How to show $\int_0^\infty \cos\left(-1+\frac{ix}{\omega}\right)e^{-x}dx $ converges with epsilon-delta proof? I have some integrals like 
$$\int_0^\infty \cos\left(-1+\frac{ix}{\omega}\right)e^{-x}dx,$$
and  I want to show that they exist with epsilon-delta definition. Can you give me any tips about it? I already showed convergence with limit but I need the epsilon-delta proof.
 A: Let $$f(t) = \int_0^t \cos\left(-1+\frac{ix}{\omega}\right)e^{-x}dx,$$
Let $\alpha = -1+\frac{ix}{\omega}$. We know that 
$$\cos\left(-1+\frac{ix}{\omega}\right)e^{-x} = \cos(\alpha)e^{-x} = \frac{e^{i\alpha } + e^{-i\alpha }}{2}e^{-x} = \frac{1}{2}e^{-i}e^{\frac{-x}{\omega} - x} + \frac{1}{2}e^{i}e^{\frac{x}{\omega} - x}$$
So we have $$f(t) = \frac{1}{2}e^{-i}\int_0^t e^{\frac{-x}{\omega} - x}dx + \frac{1}{2}e^{i}\int_0^t e^{\frac{x}{\omega} - x}dx = \frac{1}{2}e^{-i}\frac{1-e^{\frac{-t}{\omega} - t}}{\frac{1}{\omega} + 1} + \frac{1}{2}e^{i}\frac{e^{\frac{t}{\omega} - t} - 1}{\frac{1}{\omega} - 1} = \frac{-e^{\frac{-t}{\omega} - t - i}}{2(\frac{1}{\omega} + 1)} + \frac{e^{\frac{t}{\omega} - t + i}}{2 (\frac{1}{\omega} - 1)} + \frac{e^{-i}}{2 (\frac{1}{\omega} + 1)} - \frac{e^i}{2 (\frac{1}{\omega} - 1)}$$
Note that the two last terms are constant. If $\omega \gt 1$ or $\omega \lt -1$
$$\lim_{t \to \infty}\frac{-e^{\frac{-t}{\omega} - t - i}}{2(\frac{1}{\omega} + 1)} = \lim_{t \to \infty} \frac{e^{\frac{t}{\omega} - t + i}}{2 (\frac{1}{\omega} - 1)} =0$$ And $$\lim_{t \to \infty} f(t) = \frac{e^{-i}}{2 (\frac{1}{\omega} + 1)} - \frac{e^i}{2 (\frac{1}{\omega} - 1)}$$
When $-1\lt\omega \lt 1$ we have $\frac{-1}{\omega} - 1 \gt 1$ or $\frac{1}{\omega} - 1 \gt 1$ and so the improper integral diverges. Additionally $\omega = 1$ or $\omega = -1$ leads to a divergent improper integral because in those cases $f(t) = t + (\dots)$. If you want to use epsilon-delta definition, prove that $\lim_{x \to \infty} e^{ax} = 0$ if $a\lt 0$ and if $a \gt 0$ then $\lim_{x \to \infty} e^{ax} = \infty$.

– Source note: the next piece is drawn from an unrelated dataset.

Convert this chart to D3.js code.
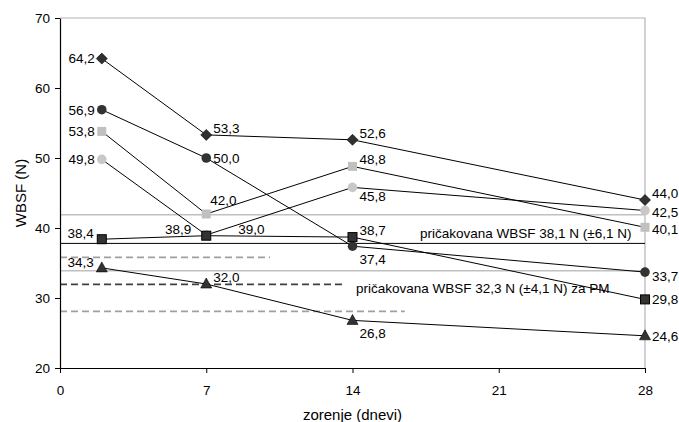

Another way to do that is Laplace transform. We have $$\cos\left(-1+\frac{ix}{\omega}\right) = \cos(1) \cosh(\frac{x}{\omega}) + i \sin(1) \sinh(\frac{x}{\omega})$$ It's known that if $\Re\{s\} \gt |\alpha|$ $$\mathcal L \{\sinh \alpha x \} = \frac{\alpha}{s^2 - \alpha^2}$$
And 
$$\mathcal L \{\cosh \alpha x \} = \frac{s}{s^2 - \alpha^2}$$
Let $s = 1$ and $\alpha = \frac{1}{\omega}$ so if $1 \gt |\frac{1}{\omega}|$ or equivalently $|\omega| \gt 1$
$$\int_0^\infty \cos\left(-1+\frac{ix}{\omega}\right)e^{-x}dx = \cos(1)\frac{1}{1^2 - (\frac{1}{\omega})^2} + i \sin(1) \frac{\frac{1}{\omega}}{1^2 - (\frac{1}{\omega})^2}$$
which is the same as the former result after rearranging.